The settlements themselves are Wild West towns built on high defendable hilltops. They look like Spanish development complexes but this belies the fact that these new residents are the hard liners.
For them this farm land forms the Kingdom of Israel and theirs by inheritance and birthright. It exists to be fought over. 500,000 Jews now live in these settlements on Palestinian lands. Accompanying this settlement expansion we witnessed Israel building two roads: a shiny new one which only Jewish people can travel on and an older one which is for the Palestinians. It is also strange to see communities encircled by the wall and the only way they are allowed out is through a tunnel, not on Jewish roads they once cohabited.
One is left after all this asking where is the concessionary Israel? When Netanyahu states that “Israel should have exploited the repression of the demonstrations in China, when world attention focused on that country, to carry out mass expulsions among the Arabs of the territories.” where is road to peace? Benyamin Netanyahu, then Israeli Deputy Foreign Minister, former Prime Minister of Israel, speaking to students at Bar Ilan University, from the Israeli journal Hotam, November 24, 1989.
Before departing, the group took in a visit to the military courts where the conviction rate is a staggering 99.74%. Access for those just there to witness the proceedings is degrading and takes place only after several searches and gates. There was no notice of which person charged was appearing in which court or what time.
This is a court system where bail is rarely offered, where proceedings are in Hebrew, where the attitude to justice is casual and it can take several months before a first court appearance. Where critics point to further and longer detainment because prosecution witnesses ‘are unavailable’.
It’s hard to see it any other way when Israel’s Prime Minister Ariel Sharon says; “Israel may have the right to put others on trial, but certainly no one has the right to put the Jewish people and the State of Israel on trial.” — Israeli Prime Minister Ariel Sharon, 25 March, 2001 quoted in BBC News Online
Most terrifyingly is a legal system where children are sent to prison as part of this collective or ‘price tag’ justice. It would appear if the military are not able to find the child throwing stones then another child is detained and charged. Rock throwing by the way carries a 6-8 month sentence.

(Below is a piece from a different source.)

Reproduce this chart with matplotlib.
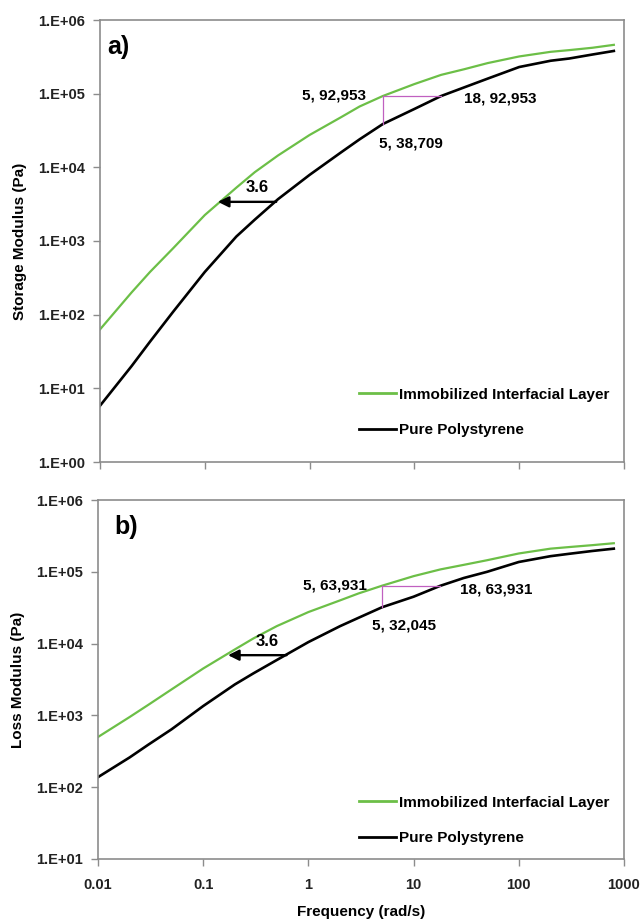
import numpy as np
import matplotlib
matplotlib.use("Agg")
import matplotlib.pyplot as plt
from matplotlib.ticker import FixedLocator, FixedFormatter, NullLocator

plt.rcParams['font.family'] = ['Liberation Sans', 'DejaVu Sans']
plt.rcParams['font.weight'] = 'bold'

# ---- data ----
freq = [0.01, 0.02, 0.03, 0.05, 0.1, 0.2, 0.3, 0.5, 1, 2, 3, 5, 10, 18,
        30, 50, 100, 200, 300, 500, 800]

storage_interfacial = [63, 200, 380, 800, 2250, 5300, 8600, 14500, 27500,
                       48000, 67000, 92953, 135000, 180000, 215000, 260000,
                       320000, 370000, 390000, 420000, 460000]
storage_pure = [5.8, 20, 43, 110, 380, 1150, 1950, 3700, 7900, 16000, 24000,
                38709, 62000, 92953, 122000, 160000, 230000, 280000, 300000,
                340000, 380000]

loss_interfacial = [500, 950, 1400, 2300, 4500, 8300, 11800, 17500, 27500,
                    40000, 50000, 63931, 87000, 108000, 125000, 145000,
                    180000, 210000, 221000, 235000, 250000]
loss_pure = [138, 260, 390, 640, 1350, 2700, 3850, 5900, 10500, 17500, 22900,
             32045, 45000, 63931, 82000, 100000, 137000, 165000, 178000,
             195000, 210000]

series_names = ["Immobilized Interfacial Layer", "Pure Polystyrene"]
x_ticks = [0.01, 0.1, 1, 10, 100, 1000]
x_ticklabels = ["0.01", "0.1", "1", "10", "100", "1000"]

# annotations (shift factor, arrow levels)
shift_label = "3.6"
shift_factor = 3.6
storage_arrow = dict(y=3400, x_tail=0.48)
loss_arrow = dict(y=6900, x_tail=0.62)
storage_marks = dict(x1=5, x2=18, g=92953, p=38709,
                     labels=["5, 92,953", "18, 92,953", "5, 38,709"])
loss_marks = dict(x1=5, x2=18, g=63931, p=32045,
                  labels=["5, 63,931", "18, 63,931", "5, 32,045"])

GREEN = "#6cbf47"
GRAY = "#8c8c8c"
MAGENTA = "#c060c0"

fig = plt.figure(figsize=(6.42, 9.19), dpi=100)
ax1 = fig.add_axes([100/642, 1-462/919, 524/642, 442/919])
ax2 = fig.add_axes([98/642, 1-859/919, 526/642, 359/919])


def style(ax, ymin, ymax, show_xlabels):
    ax.set_xscale('log')
    ax.set_yscale('log')
    ax.set_xlim(0.01, 1000)
    ax.set_ylim(ymin, ymax)
    ax.xaxis.set_major_locator(FixedLocator(x_ticks))
    ax.xaxis.set_minor_locator(NullLocator())
    if show_xlabels:
        ax.xaxis.set_major_formatter(FixedFormatter(x_ticklabels))
    else:
        ax.xaxis.set_major_formatter(FixedFormatter([""] * len(x_ticks)))
    exps = list(range(int(np.log10(ymin)), int(np.log10(ymax)) + 1))
    ax.yaxis.set_major_locator(FixedLocator([10.0 ** e for e in exps]))
    ax.yaxis.set_major_formatter(FixedFormatter(["1.E%+03d" % e for e in exps]))
    ax.yaxis.set_minor_locator(NullLocator())
    for s in ax.spines.values():
        s.set_color(GRAY)
        s.set_linewidth(1.2)
    ax.tick_params(axis='both', which='major', direction='out', length=5,
                   width=1.0, color=GRAY, labelsize=10.5)
    ax.tick_params(axis='y', pad=6)
    ax.tick_params(axis='x', pad=9)
    for lab in ax.get_xticklabels() + ax.get_yticklabels():
        lab.set_fontweight('bold')
        lab.set_color('#222222')


def draw(ax, g, p, arrow, marks, offsets, text_off):
    ax.plot(freq, g, color=GREEN, lw=1.6, label=series_names[0])
    ax.plot(freq, p, color='black', lw=1.9, label=series_names[1])
    # shift arrow
    xt = arrow['x_tail']
    xh = xt / shift_factor
    ax.annotate("", xy=(xh, arrow['y']), xytext=(xt, arrow['y']),
                arrowprops=dict(arrowstyle='-|>', color='black', lw=1.7,
                                mutation_scale=16, shrinkA=0, shrinkB=0))
    ax.annotate(shift_label, xy=(np.sqrt(xt * xh), arrow['y']),
                xytext=text_off, textcoords='offset points',
                ha='center', va='center', fontsize=12, fontweight='bold')
    # magenta triangle
    ax.plot([marks['x1'], marks['x1']], [marks['p'], marks['g']],
            color=MAGENTA, lw=0.9)
    ax.plot([marks['x1'], marks['x2']], [marks['g'], marks['g']],
            color=MAGENTA, lw=0.9)
    l1, l2, l3 = marks['labels']
    o1, o2, o3 = offsets
    ax.annotate(l1, xy=(marks['x1'], marks['g']), xytext=o1,
                textcoords='offset points', ha='right', va='center',
                fontsize=11, fontweight='bold')
    ax.annotate(l2, xy=(marks['x2'], marks['g']), xytext=o2,
                textcoords='offset points', ha='left', va='center',
                fontsize=11, fontweight='bold')
    ax.annotate(l3, xy=(marks['x1'], marks['p']), xytext=o3,
                textcoords='offset points', ha='left', va='center',
                fontsize=11, fontweight='bold')


style(ax1, 1, 1e6, False)
style(ax2, 10, 1e6, True)

draw(ax1, storage_interfacial, storage_pure, storage_arrow, storage_marks,
     [(-12, 0.5), (16.5, -2), (-3, -14)], (7, 10))
draw(ax2, loss_interfacial, loss_pure, loss_arrow, loss_marks,
     [(-11, 0.5), (14, -3), (-7, -13)], (7, 10))

ax1.text(0.013, 0.966, "a)", transform=ax1.transAxes, fontsize=18,
         fontweight='bold', va='top', ha='left')
ax2.text(0.032, 0.958, "b)", transform=ax2.transAxes, fontsize=18,
         fontweight='bold', va='top', ha='left')

ax1.set_ylabel("Storage Modulus (Pa)", fontsize=11, fontweight='bold', labelpad=8)
ax2.set_ylabel("Loss Modulus (Pa)", fontsize=11, fontweight='bold', labelpad=8)
ax2.set_xlabel("Frequency (rad/s)", fontsize=11, fontweight='bold', labelpad=9)

for ax, yanchor in ((ax1, 25/442), (ax2, 14/359)):
    leg = ax.legend(loc='lower right', bbox_to_anchor=(1 - 15/524, yanchor),
                    frameon=False, fontsize=11, borderpad=0, borderaxespad=0,
                    handlelength=2.4, handletextpad=0.2, labelspacing=1.4)
    for t in leg.get_texts():
        t.set_fontweight('bold')
    for h in leg.get_lines():
        h.set_linewidth(2.0)

fig.savefig("out.png", dpi=100, facecolor='white')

On the day we were there we met one mother – an English teacher – whose son who broke down in floods in tears at the sight of her 14 year old son in leg irons having spent 3 months in prison already awaiting trial. She was allowed to see the last 5 minutes of her son’s court appearance for stone throwing. He received 5 months imprisonment. On Sunday, 18 December 2011, 55 children were released from the Israeli military detention system as part of a prisoner swap agreement. According to the latest figures, 106 children still remain detained.

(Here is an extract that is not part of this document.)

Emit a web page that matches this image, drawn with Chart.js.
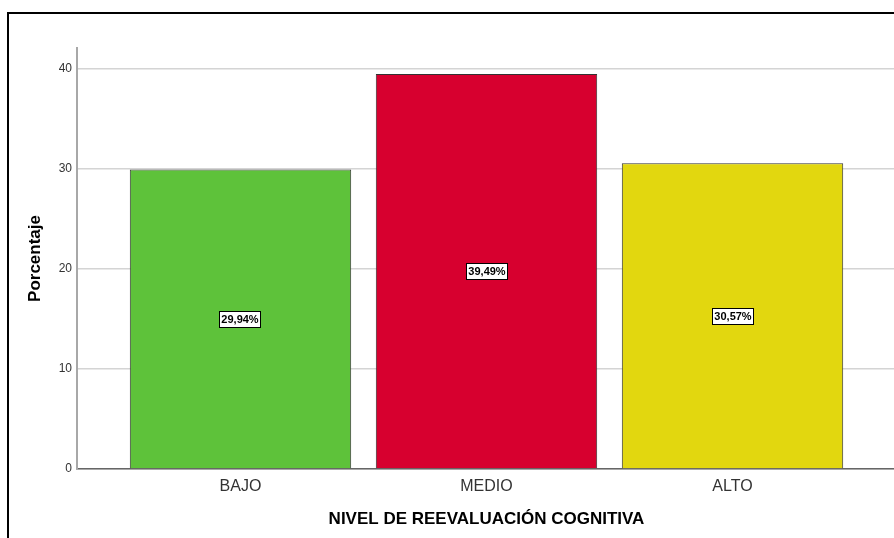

The next man up was accused of speeding, but there was no evidence on offer. He had been in prison 3 months before he finally came to court to plead his innocence. The third man had been denied bail too, charged with assaulting a soldier during a demo. NGOs have begun offering video camcorders for this very reason. The accused’s innocence apparently caught on camera but ignored by the military judge. How can this be. A tape which shows a man innocent and yet he is detained in custody?
These Palestinians were broken and defeated.
It is not difficult to come to the conclusion that the real divisions preventing a peace settlement are the civilised secular Israelis and the ultra orthodox jews; between liberal Tel Aviv and the hardline settlers illegally occupying the West Bank. A division that getting wider.